-
oa Bioinformatic parallel processing tools development for mutation identification from whole exome data following homozygosity mapping for autosomal recessive disorders
- Publisher: Hamad bin Khalifa University Press (HBKU Press)
- Source: Qatar Foundation Annual Research Forum Proceedings, Qatar Foundation Annual Research Forum Volume 2012 Issue 1, Oct 2012, Volume 2012, BMP91
Abstract
Eight consanguineous Arab families with novel autosomal recessive disorders were mapped with illumina 700K SNP. All relevant positional candidate genes were screened for pathogenic mutations. None were identified. Multiple homozygosity intervals were obtained for each family since no significant LOD scores were possible. Whole exome sequencing was on ABI SOLiD4 for 1 affected individual from each family. Mapping and annotation was on LifeScope software. Data validation was done manually for each linkage interval, by visual inspection of read depth and bead number coverage.

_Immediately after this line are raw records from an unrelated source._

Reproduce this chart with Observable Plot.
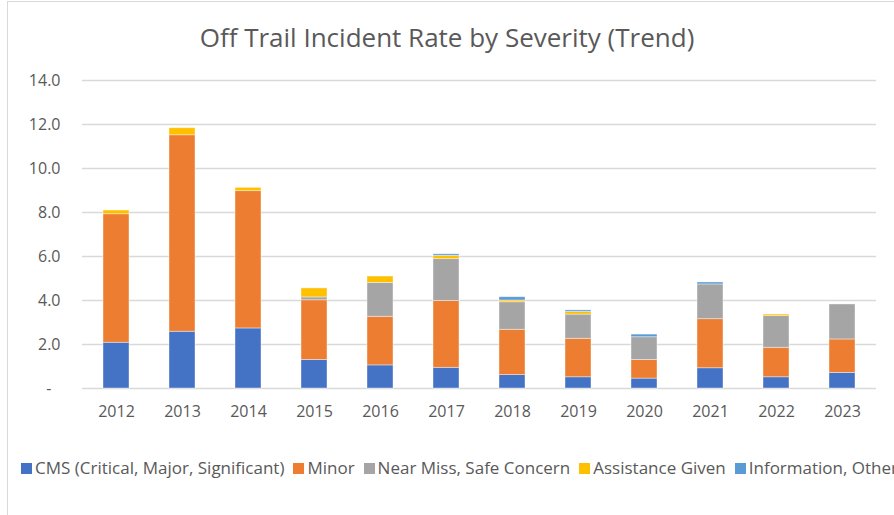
<!DOCTYPE html>
<html><head><meta charset="utf-8">
<script src="https://cdn.jsdelivr.net/npm/d3@7"></script>
<script src="https://cdn.jsdelivr.net/npm/@observablehq/plot@0.6"></script>
<style>
html,body{margin:0;padding:0;background:#fff;overflow:hidden}
#wrap{position:relative;width:894px;height:515px;overflow:hidden;font-family:"Open Sans",sans-serif;color:#595959;background:#fff}
#frame{position:absolute;left:7px;top:1px;width:1000px;height:1000px;border-left:1px solid #d9d9d9;border-top:1px solid #d9d9d9;box-sizing:border-box;pointer-events:none;z-index:5}
#title{position:absolute;left:0;top:20px;width:894px;height:34px;line-height:34px;text-align:center;font-size:26px;white-space:nowrap}
#chart{position:absolute;left:0;top:62px}
#legend{position:absolute;left:21px;top:456px;height:24px;line-height:24px;white-space:nowrap;font-size:17px;display:flex;align-items:center}
.item{display:inline-flex;align-items:center;margin-right:9px}
.sw{width:11px;height:11px;margin-right:3px;display:inline-block}
</style>
</head><body>
<div id="wrap">
  <div id="title">Off Trail Incident Rate by Severity (Trend)</div>
  <div id="chart"></div>
  <div id="legend"></div>
  <div id="frame"></div>
</div>
<script>
const years = ["2012","2013","2014","2015","2016","2017","2018","2019","2020","2021","2022","2023"];
const seriesNames = ["CMS (Critical, Major, Significant)","Minor","Near Miss, Safe Concern","Assistance Given","Information, Other"];
const seriesColors = ["#4472C4","#ED7D31","#A5A5A5","#FFC000","#5B9BD5"];
const cms      = [2.08, 2.58, 2.73, 1.30, 1.05, 0.94, 0.61, 0.51, 0.45, 0.92, 0.51, 0.71];
const minor    = [5.84, 8.93, 6.24, 2.71, 2.21, 3.04, 2.06, 1.75, 0.85, 2.23, 1.34, 1.52];
const nearMiss = [0.00, 0.00, 0.00, 0.13, 1.54, 1.90, 1.25, 1.10, 1.03, 1.58, 1.44, 1.59];
const assist   = [0.17, 0.32, 0.15, 0.41, 0.29, 0.15, 0.08, 0.12, 0.00, 0.00, 0.07, 0.00];
const info     = [0.00, 0.00, 0.00, 0.00, 0.00, 0.07, 0.15, 0.07, 0.12, 0.09, 0.00, 0.00];
const yTicks = [0, 2, 4, 6, 8, 10, 12, 14];

const seriesValues = [cms, minor, nearMiss, assist, info];
const data = [];
years.forEach((yr, i) => {
  seriesNames.forEach((s, j) => {
    data.push({year: yr, series: s, value: seriesValues[j][i]});
  });
});

const chart = Plot.plot({
  width: 894,
  height: 370,
  marginTop: 18,
  marginBottom: 44,
  marginLeft: 82,
  marginRight: 18,
  style: {fontFamily: "'Open Sans', sans-serif", color: "#595959", background: "transparent", overflow: "visible"},
  x: {domain: years, paddingInner: 0.6, paddingOuter: 0.3, label: null},
  y: {domain: [0, 14], label: null},
  color: {domain: seriesNames, range: seriesColors},
  marks: [
    Plot.ruleY(yTicks, {stroke: "#d9d9d9", strokeWidth: 1.3}),
    Plot.barY(data, {x: "year", y: "value", fill: "series", order: seriesNames, stroke: "white", strokeOpacity: 0.5, strokeWidth: 0.8}),
    Plot.axisY({ticks: yTicks, tickSize: 0, tickPadding: 22, fontSize: 16, fill: "#595959",
      tickFormat: d => d === 0 ? "-\u2007" : d.toFixed(1)}),
    Plot.axisX({tickSize: 0, tickPadding: 17, fontSize: 16, fill: "#595959"})
  ]
});
document.getElementById("chart").appendChild(chart);

const legend = document.getElementById("legend");
seriesNames.forEach((s, j) => {
  const it = document.createElement("span");
  it.className = "item";
  const sw = document.createElement("span");
  sw.className = "sw";
  sw.style.background = seriesColors[j];
  it.appendChild(sw);
  it.appendChild(document.createTextNode(s));
  legend.appendChild(it);
});
</script>
</body></html>
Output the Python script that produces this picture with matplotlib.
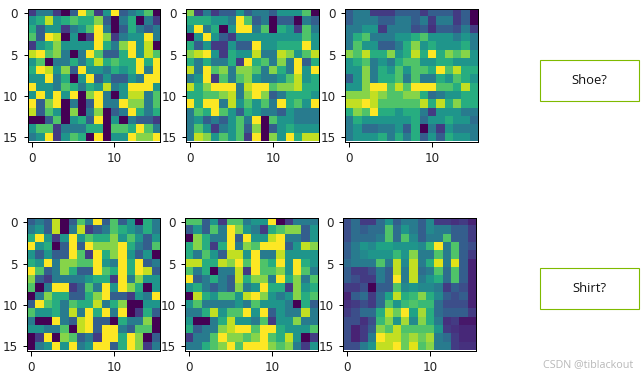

On average 30,000 sequence variations were detected in each sample including novel variants, known polymorphisms & exome sequencing errors. For each chromosome with a linkage interval, data was isolated and filtered by exportation to Excel spreadsheets and visual inspection to exclude non-linkage interval data. The number of variants in the linkage intervals for each family was between 400 and 1300. Homozygous sequence variations within the linkage intervals were between 50 and 300 with 15-30 novel variants. Determination if a variant was homozygous or heterozygous, novel or annotated was done manually upon visual inspection of data on Excel spreadsheets. For each novel variant it was manually determined if it were exonic, splice site specific or intronic. For each annotated variation it was manually determined if it is associated to a disease phenotype relevant to the family disease. Minor genotype frequency was investigated for annotated variants if they represent disease states. All novel exonic variants were tested in silico with PolyPhen and Sift Protein Modeling software to access the effect on protein function. All damaging variants (novel or annotated exonic, and splice site) were validated by Sanger sequencing and tested for co-segregation to disease. An identical approach is essential to access pathogenic effects of insertion/deletion variants within each linkage interval. This approach is tedious, involves a tremendous amount of manual work and is prone to oversight errors. Software tools development for automating next-generation sequencing data analysis is essential to eliminate manual work and identify pathogenic mutations among the plethora of existing variants. Such automation is applicable in cases without linkage intervals to limit the number of variants under consideration.